Im 19. Jahrhundert spielte die zeitgenössische Musik eine wichtige Rolle bei der Emanzipation und Selbstdefinition des Bürgertums. Die Gleichzeitigkeit von Musikschöpfung und Rezeption spiegelt sich in den prächtigen Opernhäusern und Konzerthallen, welche man in den Städten baute und in denen man sich nicht zuletzt in den Werken der zeitgenössischen Komponisten feierte. Exemplarisch hierfür ist die Art, wie die dritte Symphonie von Brahms aufgenommen wurde. Bei ihrer Uraufführung am 2. Dezember 1883 im wenige Jahre zuvor errichteten repräsentativen Musikvereinssaal in Wien war alles anwesend, was in Stadt und Land Rang und Namen hatte. Im Publikum versuchte der Wagner-Brucknerflügel gegen das neue Werk zu opponieren, wurde aber vom frenetischen Applaus der großen Mehrheit zum Schweigen gebracht. Unmittelbar im Anschluss an die Uraufführung ging Brahms mit dem neuen Werk auf eine Konzerttournee durch ganz Deutschland, bei der er begeistert gefeiert wurde. Bei der ersten Aufführung in Berlin musste der dritte Satz der Symphonie wiederholt werden. In Meiningen setzte Hans von Bülow das Werk an den Anfang und das Ende des gleichen Konzertes. Wenige Wochen nach der ersten Aufführung, am 11.1.1884, konnte Brahms an seinen Freund Heinrich von Herzogenberg bereits schreiben: „In acht Tagen denke ich Ihnen die leider zu berühmte F-Dur Symphonie für zwei Klaviere zu schicken. Dieser ihr jetzt anklebenden Eigenschaft wegen hätte ich Lust, meine Konzerte abzusagen“. Kurz darauf wurde das Werk schon von Liebhabervereinigungen gespielt.
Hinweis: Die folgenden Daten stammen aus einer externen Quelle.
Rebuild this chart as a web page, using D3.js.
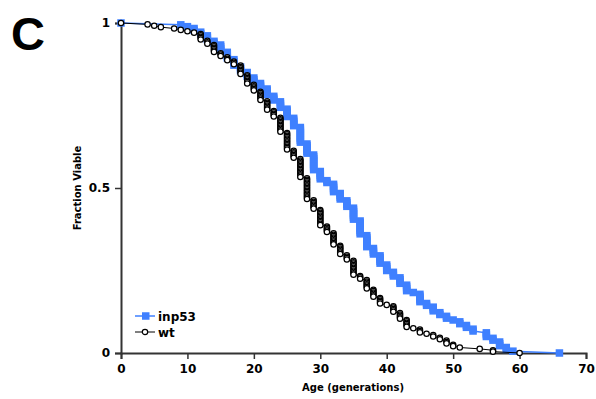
<!DOCTYPE html>
<html>
<head>
<meta charset="utf-8">
<script src="https://cdn.jsdelivr.net/npm/d3@7"></script>
<style>
  body { margin: 0; background: #fff; }
  text { font-family: 'DejaVu Sans', Verdana, sans-serif; font-weight: bold; fill: #000; }
</style>
</head>
<body>
<div id="chart"></div>
<script>
// cells followed per strain
const inpCount = 180;
const wtCount = 240;

// inp53: generation of death, and number of cells dying at that generation
const inpAges   = [9, 10, 11, 12, 13, 14, 15, 16, 17, 18, 19, 20, 21, 22, 23, 24, 25, 26, 27, 28, 29, 30, 31, 32, 33, 34, 35, 36, 37, 38, 39, 40, 41, 42, 43, 44, 45, 46, 47, 48, 49, 50, 51, 52, 53, 55, 56, 57, 58, 59, 66];
const inpDeaths = [1, 1, 2, 2, 3, 2, 4, 4, 4, 3, 3, 3, 3, 4, 3, 4, 5, 5, 9, 6, 9, 5, 2, 5, 4, 4, 7, 8, 7, 4, 5, 4, 3, 4, 4, 1, 5, 2, 3, 2, 2, 1, 2, 2, 2, 3, 2, 3, 2, 1, 1];

// wild type
const wtAges   = [4, 5, 6, 8, 9, 10, 11, 12, 13, 14, 15, 16, 17, 18, 19, 20, 21, 22, 23, 24, 25, 26, 27, 28, 29, 30, 31, 32, 33, 34, 35, 36, 37, 38, 39, 40, 41, 42, 43, 44, 45, 46, 47, 48, 49, 50, 51, 54, 56, 60];
const wtDeaths = [1, 1, 1, 1, 1, 1, 1, 5, 3, 6, 3, 3, 3, 7, 7, 5, 7, 7, 5, 11, 13, 6, 14, 16, 7, 12, 5, 9, 7, 4, 11, 3, 7, 6, 5, 1, 5, 5, 6, 1, 3, 1, 2, 2, 3, 2, 1, 1, 2, 1];

const xTicks = [0, 10, 20, 30, 40, 50, 60, 70];
const yTicks = [0, 0.5, 1];
const seriesNames = ['inp53', 'wt'];

const w = 596;
const h = 399;
const margin = ({ top: 23, right: 10, bottom: 46, left: 121 });
const blue = '#3f80ff';

// Kaplan-Meier style points: one point per dead cell
const toPoints = (ages, deaths, total) => {
  const pts = [{ age: 0, value: 1 }];
  let alive = total;
  ages.forEach((age, i) => {
    for (let k = 0; k < deaths[i]; k++) {
      alive -= 1;
      pts.push({ age, value: alive / total });
    }
  });
  return pts;
};

const inpPoints = toPoints(inpAges, inpDeaths, inpCount);
const wtPoints = toPoints(wtAges, wtDeaths, wtCount);

// Set up scales
const xScale = d3.scaleLinear()
  .domain([0, 70])
  .range([margin.left, w - margin.right]);

const yScale = d3.scaleLinear()
  .domain([0, 1])
  .range([h - margin.bottom, margin.top]);

const svg = d3.select('#chart')
  .append('svg')
  .attr('width', w)
  .attr('height', h);

// Panel letter
svg.append('text')
  .attr('x', 11)
  .attr('y', 50)
  .style('font-family', "'Liberation Sans', Arial, sans-serif")
  .style('font-size', '47px')
  .text('C');

// x axis
const xAxis = d3.axisBottom(xScale)
  .tickValues(xTicks)
  .tickSize(6)
  .tickPadding(5);

svg.append('g')
  .classed('x-axis', true)
  .attr('transform', `translate(0, ${yScale(0)})`)
  .call(xAxis);

// y axis
const yAxis = d3.axisLeft(yScale)
  .tickValues(yTicks)
  .tickFormat(d => String(d))
  .tickSize(6)
  .tickPadding(5);

svg.append('g')
  .classed('y-axis', true)
  .attr('transform', `translate(${xScale(0)}, 0)`)
  .call(yAxis);

svg.selectAll('.domain')
  .attr('stroke', '#333')
  .attr('stroke-width', 2);

svg.selectAll('.tick line')
  .attr('stroke', '#333')
  .attr('stroke-width', 1.5);

svg.selectAll('.tick text')
  .style('font-size', '12px')
  .attr('fill', '#000');

// Axis titles
svg.append('text')
  .attr('x', 353)
  .attr('y', 391)
  .attr('text-anchor', 'middle')
  .style('font-size', '10px')
  .text('Age (generations)');

svg.append('text')
  .attr('transform', `translate(81, ${yScale(0.5)}) rotate(-90)`)
  .attr('text-anchor', 'middle')
  .style('font-size', '10px')
  .text('Fraction Viable');

const line = d3.line()
  .x(d => xScale(d.age))
  .y(d => yScale(d.value));

// inp53 series
svg.append('path')
  .datum(inpPoints)
  .attr('fill', 'none')
  .attr('stroke', blue)
  .attr('stroke-width', 1.5)
  .attr('d', line);

svg.append('g')
  .selectAll('rect')
  .data(inpPoints)
  .join('rect')
  .attr('x', d => xScale(d.age) - 3.75)
  .attr('y', d => yScale(d.value) - 3.75)
  .attr('width', 7.5)
  .attr('height', 7.5)
  .attr('fill', blue);

// wt series
svg.append('path')
  .datum(wtPoints)
  .attr('fill', 'none')
  .attr('stroke', '#000')
  .attr('stroke-width', 1)
  .attr('d', line);

svg.append('g')
  .selectAll('circle')
  .data(wtPoints)
  .join('circle')
  .attr('cx', d => xScale(d.age))
  .attr('cy', d => yScale(d.value))
  .attr('r', 2.7)
  .attr('fill', '#fff')
  .attr('stroke', '#000')
  .attr('stroke-width', 1.2);

// Legend
const legend = svg.append('g').attr('transform', 'translate(135, 316)');

legend.append('line')
  .attr('x1', 0).attr('x2', 20).attr('y1', 0).attr('y2', 0)
  .attr('stroke', blue).attr('stroke-width', 1.5);
legend.append('rect')
  .attr('x', 7).attr('y', -3.75).attr('width', 7.5).attr('height', 7.5)
  .attr('fill', blue);
legend.append('text')
  .attr('x', 23).attr('y', 4.5)
  .style('font-size', '12px')
  .text(seriesNames[0]);

legend.append('line')
  .attr('x1', 0).attr('x2', 20).attr('y1', 16).attr('y2', 16)
  .attr('stroke', '#000').attr('stroke-width', 1);
legend.append('circle')
  .attr('cx', 10).attr('cy', 16).attr('r', 2.7)
  .attr('fill', '#fff').attr('stroke', '#000').attr('stroke-width', 1.2);
legend.append('text')
  .attr('x', 23).attr('y', 20.5)
  .style('font-size', '12px')
  .text(seriesNames[1]);
</script>
</body>
</html>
Heute können Komponisten von Musik, die einen vergleichbaren Anspruch erhebt wie die Musik von Händel oder Brahms, nur noch davon träumen, dass ihre Werke Gegenstand hoher Politik oder Uraufführungen gesellschaftliche Ereignisse wären. Bei Konzerten müssen sie eher damit rechnen, dass die Kritiker die Befürworter zum Schweigen bringen als umgekehrt. Triumphale Konzertourneen, bei denen neue Werke oder Teile davon wiederholt werden (müssen), finden nicht mehr statt und an Auszügen für Klavier zu vier Händen besteht meist schon mangels Spielbarkeit der Stücke kein Bedarf. Dass der Komponist seines Erfolges überdrüssig würde und neue Werke von Liebhabern aufgeführt werden, dürfte die große Ausnahme sein. Zeitgenössische Musik wird nicht selten nur ein einziges Mal aufgeführt. Viele Werke können sich nicht einmal dieser Aufmerksamkeit erfreuen. Karl Heinz Stockhausen, ein exponierter Protagonist der neuen Musik, klagt darüber, dass in seiner Schublade zwanzig größere Orchesterwerke aus seiner „Feder“ liegen, die keiner spielen will.